> **Exercise prompt**
Scan the data below and pick out the lines containing the word "chart".

Code that draws figures:
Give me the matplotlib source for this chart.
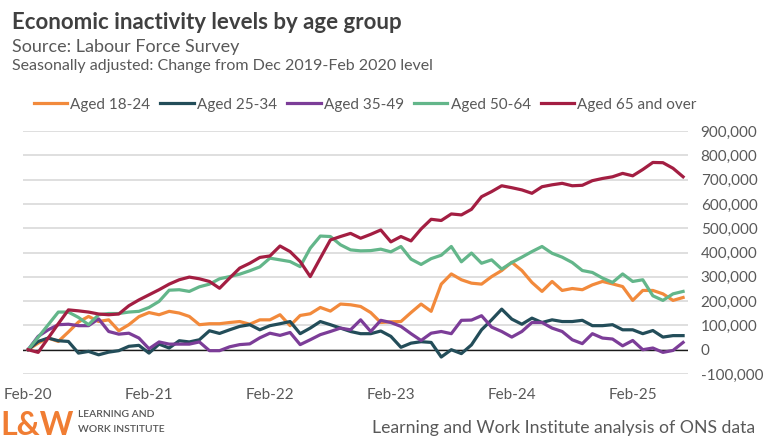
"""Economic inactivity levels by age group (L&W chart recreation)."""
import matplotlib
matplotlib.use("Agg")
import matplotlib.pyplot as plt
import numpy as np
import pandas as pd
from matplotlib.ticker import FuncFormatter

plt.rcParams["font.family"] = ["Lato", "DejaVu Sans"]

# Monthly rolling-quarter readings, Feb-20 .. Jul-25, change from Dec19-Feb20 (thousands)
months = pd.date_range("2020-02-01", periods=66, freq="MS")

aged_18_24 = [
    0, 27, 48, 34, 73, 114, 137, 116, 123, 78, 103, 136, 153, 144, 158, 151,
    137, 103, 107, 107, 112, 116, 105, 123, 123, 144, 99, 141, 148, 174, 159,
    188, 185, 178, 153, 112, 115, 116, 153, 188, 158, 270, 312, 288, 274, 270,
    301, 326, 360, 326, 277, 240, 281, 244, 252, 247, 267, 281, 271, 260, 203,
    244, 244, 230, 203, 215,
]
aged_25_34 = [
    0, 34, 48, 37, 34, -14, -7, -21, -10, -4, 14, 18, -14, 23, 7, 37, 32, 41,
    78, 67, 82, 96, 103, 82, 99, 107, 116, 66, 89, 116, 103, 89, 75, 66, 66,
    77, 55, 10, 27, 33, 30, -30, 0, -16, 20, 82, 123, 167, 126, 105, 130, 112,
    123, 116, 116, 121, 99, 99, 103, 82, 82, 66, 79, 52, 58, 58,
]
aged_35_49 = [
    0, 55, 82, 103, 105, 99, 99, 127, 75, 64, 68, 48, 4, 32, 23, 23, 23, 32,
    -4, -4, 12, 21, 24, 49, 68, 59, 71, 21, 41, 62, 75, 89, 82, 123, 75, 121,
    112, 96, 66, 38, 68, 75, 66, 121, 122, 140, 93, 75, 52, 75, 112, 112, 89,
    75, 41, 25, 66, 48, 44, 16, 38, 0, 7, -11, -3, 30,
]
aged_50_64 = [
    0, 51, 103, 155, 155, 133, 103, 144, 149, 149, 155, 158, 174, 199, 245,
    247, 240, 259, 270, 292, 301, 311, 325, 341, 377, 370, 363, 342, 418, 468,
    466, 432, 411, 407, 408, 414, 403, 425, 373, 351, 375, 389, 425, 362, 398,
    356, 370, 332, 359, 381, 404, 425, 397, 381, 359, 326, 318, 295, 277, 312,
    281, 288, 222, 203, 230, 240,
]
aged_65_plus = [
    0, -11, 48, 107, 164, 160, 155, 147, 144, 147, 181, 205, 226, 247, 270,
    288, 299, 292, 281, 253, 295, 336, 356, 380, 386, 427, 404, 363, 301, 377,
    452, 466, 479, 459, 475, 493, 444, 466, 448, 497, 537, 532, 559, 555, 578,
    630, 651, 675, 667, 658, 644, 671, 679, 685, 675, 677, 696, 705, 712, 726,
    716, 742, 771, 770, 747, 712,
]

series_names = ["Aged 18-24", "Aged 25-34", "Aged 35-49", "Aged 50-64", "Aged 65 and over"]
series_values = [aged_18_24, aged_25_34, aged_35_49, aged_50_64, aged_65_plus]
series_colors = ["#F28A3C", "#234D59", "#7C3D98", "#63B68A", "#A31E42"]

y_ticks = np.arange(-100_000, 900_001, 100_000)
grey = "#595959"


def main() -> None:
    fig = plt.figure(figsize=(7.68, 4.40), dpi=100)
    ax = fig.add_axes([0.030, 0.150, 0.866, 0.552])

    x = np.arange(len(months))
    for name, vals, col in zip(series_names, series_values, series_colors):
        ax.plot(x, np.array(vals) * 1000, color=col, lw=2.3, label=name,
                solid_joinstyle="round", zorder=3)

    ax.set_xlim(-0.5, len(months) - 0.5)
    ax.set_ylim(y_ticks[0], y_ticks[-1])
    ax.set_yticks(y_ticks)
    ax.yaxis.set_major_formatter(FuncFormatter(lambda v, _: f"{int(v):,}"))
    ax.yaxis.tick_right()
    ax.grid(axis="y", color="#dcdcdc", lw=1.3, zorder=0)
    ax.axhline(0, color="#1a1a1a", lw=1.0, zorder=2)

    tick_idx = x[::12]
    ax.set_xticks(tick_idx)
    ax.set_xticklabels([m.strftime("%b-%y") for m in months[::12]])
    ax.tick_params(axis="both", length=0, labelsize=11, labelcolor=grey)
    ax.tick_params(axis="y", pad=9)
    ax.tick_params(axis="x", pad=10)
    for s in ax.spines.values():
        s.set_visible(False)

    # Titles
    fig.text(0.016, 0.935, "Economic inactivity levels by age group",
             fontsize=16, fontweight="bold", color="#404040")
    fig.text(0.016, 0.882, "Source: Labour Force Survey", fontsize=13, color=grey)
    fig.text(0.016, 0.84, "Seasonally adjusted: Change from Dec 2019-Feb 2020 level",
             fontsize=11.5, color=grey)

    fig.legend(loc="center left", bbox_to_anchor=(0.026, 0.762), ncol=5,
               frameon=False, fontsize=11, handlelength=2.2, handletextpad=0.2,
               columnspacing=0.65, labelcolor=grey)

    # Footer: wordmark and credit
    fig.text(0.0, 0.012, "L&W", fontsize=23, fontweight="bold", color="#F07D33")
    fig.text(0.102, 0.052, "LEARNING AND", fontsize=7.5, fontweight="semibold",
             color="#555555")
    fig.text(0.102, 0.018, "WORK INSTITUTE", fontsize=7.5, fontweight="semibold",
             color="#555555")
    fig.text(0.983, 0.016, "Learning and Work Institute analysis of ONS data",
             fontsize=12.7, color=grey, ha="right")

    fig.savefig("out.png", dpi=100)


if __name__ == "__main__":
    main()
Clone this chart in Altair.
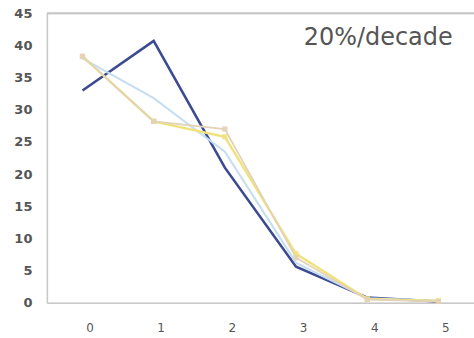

> **Reply to the exercise**
Give me the matplotlib source for this chart.
"""Economic inactivity levels by age group (L&W chart recreation)."""
Clone this chart in Altair.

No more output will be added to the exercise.